The letter read: “We wish to correct the wrong perceptions contained in the article ‘What is Nigeria’s Government For’ by David Pilling, Financial Times (UK), January 31, 2022, the letter reads.

“The caricature of a government sleepwalking into disaster (What is Nigeria’s government for? January 31, 2022) is predictable from a correspondent who jets briefly in and out of Nigeria on the same British Airways flight he so criticises.

“He highlights rising banditry in my country as proof of such slumber. What he leaves out are the security gains made over two presidential terms.

“The terror organisation Boko Haram used to administer an area the size of Belgium at the inauguration; now, they control no territory.

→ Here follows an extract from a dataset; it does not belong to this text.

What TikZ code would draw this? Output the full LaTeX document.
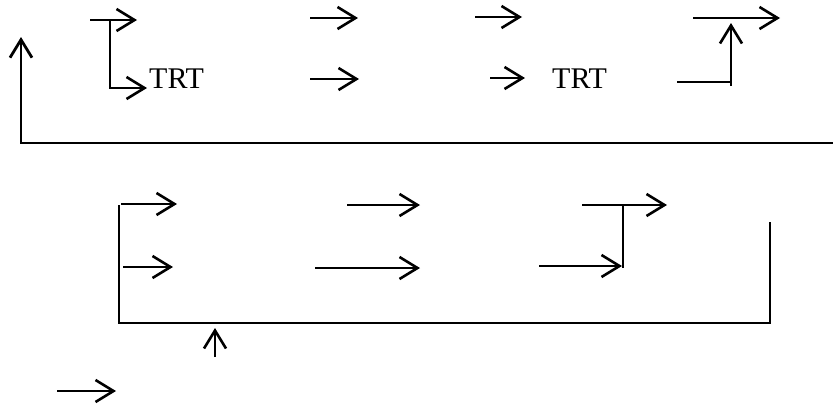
\documentclass[tikz,border=0pt]{standalone}
\usepackage{fontspec}
\setmainfont{Liberation Serif}
\usetikzlibrary{arrows.meta}
\begin{document}
\begin{tikzpicture}[x=1pt,y=-1pt,
  thin/.style={line width=2pt},
  arr/.style={line width=2.6pt,-{Straight Barb[length=18pt,width=22pt]}},
  lbl/.style={inner sep=0pt,anchor=base west,font=\fontsize{30}{34}\selectfont}]
\useasboundingbox (0,0) rectangle (833,405);
% coordinates top
\coordinate (a1s) at (90,20);  \coordinate (a1e) at (137,20);
\coordinate (v1t) at (110,20); \coordinate (v1b) at (110,88); \coordinate (t1e) at (147,88);
\coordinate (a2s) at (310,18); \coordinate (a2e) at (358,18);
\coordinate (a3s) at (310,79); \coordinate (a3e) at (359,79);
\coordinate (a4s) at (475,17); \coordinate (a4e) at (522,17);
\coordinate (a5s) at (490,78); \coordinate (a5e) at (525,78);
\coordinate (a6s) at (693,18); \coordinate (a6e) at (780,18);
\coordinate (h7s) at (677,82); \coordinate (h7e) at (731,82);
\coordinate (u7s) at (731,86); \coordinate (u7e) at (731,23);
\coordinate (Lr) at (833,143); \coordinate (Ll) at (21,143); \coordinate (Lt) at (21,37);
\node[lbl] (trt1) at (149,88) {TRT};
\node[lbl] (trt2) at (552,88) {TRT};
% top drawing
\draw[arr] (a1s) -- (a1e);
\draw[arr] (v1t) -- (v1b) -- (t1e);
\draw[arr] (a2s) -- (a2e);
\draw[arr] (a3s) -- (a3e);
\draw[arr] (a4s) -- (a4e);
\draw[arr] (a5s) -- (a5e);
\draw[arr] (a6s) -- (a6e);
\draw[thin] (h7s) -- (h7e);
\draw[arr] (u7s) -- (u7e);
\draw[arr,line width=2.8pt] (Lr) -- (Ll) -- (Lt);
% coordinates bottom
\coordinate (Br) at (770,222); \coordinate (Bbr) at (770,323);
\coordinate (Bbl) at (119,323); \coordinate (Btl) at (119,205);
\coordinate (b1s) at (121,204); \coordinate (b1e) at (177,204);
\coordinate (b2s) at (123,267); \coordinate (b2e) at (173,267);
\coordinate (b3s) at (347,205); \coordinate (b3e) at (420,205);
\coordinate (b4s) at (315,268); \coordinate (b4e) at (420,268);
\coordinate (b5s) at (582,205); \coordinate (b5e) at (667,205);
\coordinate (v5t) at (623,205); \coordinate (v5b) at (623,268);
\coordinate (b6s) at (539,266); \coordinate (b6e) at (622,266);
\coordinate (u8s) at (215,357); \coordinate (u8e) at (215,328);
\coordinate (b9s) at (57,391);  \coordinate (b9e) at (116,391);
% bottom drawing
\draw[thin] (Br) -- (Bbr) -- (Bbl) -- (Btl);
\draw[arr] (b1s) -- (b1e);
\draw[arr] (b2s) -- (b2e);
\draw[arr] (b3s) -- (b3e);
\draw[arr] (b4s) -- (b4e);
\draw[arr] (b5s) -- (b5e);
\draw[thin] (v5t) -- (v5b);
\draw[arr] (b6s) -- (b6e);
\draw[arr] (u8s) -- (u8e);
\draw[arr] (b9s) -- (b9e);
\end{tikzpicture}
\end{document}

“The first comprehensive plan to deal with decades-old clashes between nomadic herders and sedentary farmers – experienced across the width of the Sahel – has been introduced: pilot ranches are reducing the competition for water and land that drove past tensions.

“Banditry grew out of such clashes. Criminal gangs took advantage of the instability, flush with guns that flooded the region following the Western-triggered implosion of Libya.”